Several processes have been described in the literature wherein reduced tensile retention is achieved either by flooding with an additional active agent before use of the tenside solution or dispersion, or by admixing such active agent to the tenside solution or dispersion. Thus, lignin sulfonate proper (see U.S. Pat. No. 4,157,115) or lignin sulfonate in ethoxylated or propoxylated form (see U.S. Pat. No. 4,236,579) or in sulfomethylated form (see U.S. Pat. No. 4,269,270) lowers tenside adsorption on the rock surface. Maleates and succinates show similar effects as well (see U.S. Pat. No. 4,217,958). Also preliminary flooding with an aqueous LiCl solution is said to lower retention in case of tenside mixtures of petroleum sulfonate and ether sulfonate (see U.S. Pat. No. 4,281,714). However, these "sacrificial materials" act primarily as adsorption reducers, and the adsorption process is merely one of many processes contributing toward retention. Apparently, a strongly retention-reducing effect, at least in the case of low-salinity reservoir systems and with petroleum sulfonates as the tenside, is exerted by preliminarily flooded solutions of sodium carbonate or sodium orthosilicate, as demonstrated in several scientific publications [for example J. S. Falcone et al., JAOCS 59:826 A (1982)]. The injection of a strongly alkaline solution, however, also represents massive interference in the complicated equilibria of a deposit. Thus, use of these solutions also entails problems just as in connection with the process of alkali flooding.
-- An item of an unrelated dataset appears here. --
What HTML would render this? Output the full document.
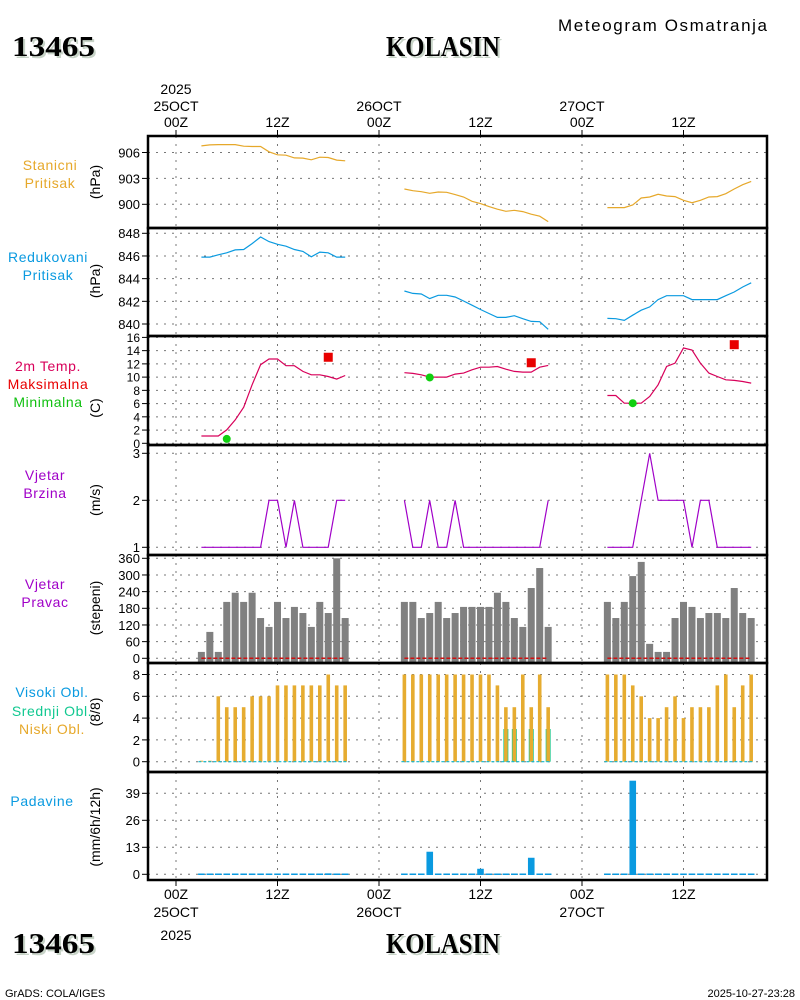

Noticeable reduction in tenside retention is obtained by a modified tenside flooding method, using carboxymethylated oxethylates, by injecting the tenside in the form of an emulsion maximally adapted to the system (i.e., deposit water as the aqueous phase and deposit oil as the organic phase). If here the tenside or emulsifier is selected so that the phase inversion temperature of the system of crude oil/formation water/tenside (emulsifier) is at the deposit temperature or up to about 10.degree. C. thereabove, then this emulsion flooding method provides extensive reduction of the originally present oil without the formation of uncontrollably high pressure gradients (DOS No. 3,105,913 and U.S. Ser. No. 349,945, of Feb. 18, 1982, now U.S. Pat. No. 4,457,373). One disadvantage of this method, however, is that part of the oil injected as an emulsion is not extracted again by flooding. Compared with the amount of oil recoverable by the tertiary recovery method, this last amount is not inconsiderable. The high barrier, from a psychological and economic standpoint, facing an oil producer of reinjecting expensively extracted (or additionally purchased) oil, thus becomes even more insurmountable, especially in view of the considerable time span (years) between injection and production.